One does not have to search for any great length of time through the extensive discography of Sir John Barbirolli to comprehend his life-long devotion to British music and, perhaps rather more so, to contemporary British composers. Of course, for a conductor who died in 1970, the use of the word ‘contemporary’ may seem somewhat out-dated with regard to the composers concerned: but they were, undoubtedly, Barbirolli’s contemporaries, embracing a wide spread of creative figures.
Barbirolli conducted the world premieres of two Vaughan Williams Symphonies – the Seventh, Antartica, and Eighth (the latter dedicated to him) – and made the first-ever recording of the Fifth, all with the Hallé Orchestra in Manchester. Earlier in his career, during his period as Music Director of the Philharmonic-Symphony Orchestra of New York, he had conducted the world premieres of two major scores by Benjamin Britten – the Violin Concerto, with Antonio Brosa as soloist, and the Sinfonia da Requiem – and Barbirolli’s later first recordings of major scores by Bax (Third Symphony) Edmund Rubbra (his Fifth Symphony) and John Ireland (Mai-Dun, and These Things Shall Be) amply demonstrate his commitment to British music of his time, those commercial recordings for HMV and Pye constituting one aspect of the great conductor’s support for British music.

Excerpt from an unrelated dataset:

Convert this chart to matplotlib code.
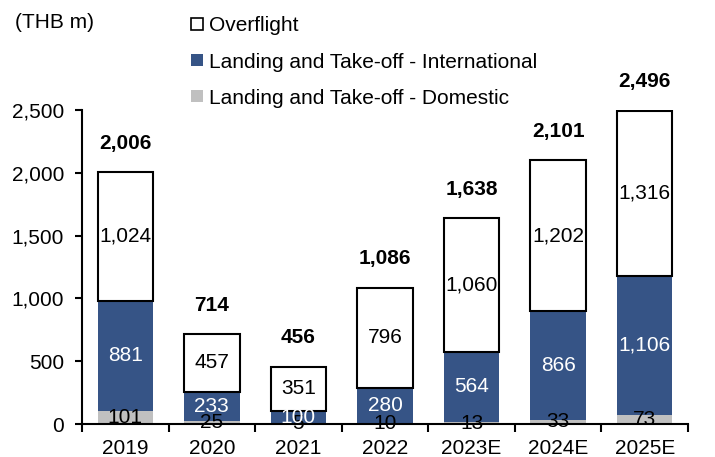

What they do not reveal is Barbirolli’s live concert-giving and broadcasts of other works, and his long-serving additional commitment to the annual Cheltenham Festival, where he and the Hallé premiered many British orchestral works during the 1950s and 60s – including Symphonies by Arthur Butterworth (Hallé member as trumpeter for many years), John McCabe and – more relevant to the present issue – William Alwyn. It was not Alwyn’s symphonic music that first brought composer and conductor together: it was a film, A City Speaks, made in 1947 and directed by Paul Rotha, chronicling the rebirth of Manchester after the blitz air-raids of 1940, and the bombardment of the old Free Trade Hall. For such a film, on such a subject, Barbirolli and the Hallé were the obvious – indeed, the only – choice to play the film’s specially commissioned music, which had been written by Alwyn.
On learning of Alwyn’s then-new First Symphony, Barbirolli promised to give the premiere at the Cheltenham Festival. He was as good as his word – the premiere took place in 1950, followed by the London premiere and a commission for a Second Symphony, which followed in 1953.
And so it was that Barbirolli became one of William Alwyn’s most staunch supporters; several of the results of his later association with the composer can be heard on this CD. Before the Second Symphony was completely ready, Barbirolli and the Hallé had premiered Alwyn’s Symphonic Prelude The Magic Island in Manchester, following it with the broadcast premiere, which we hear on this CD.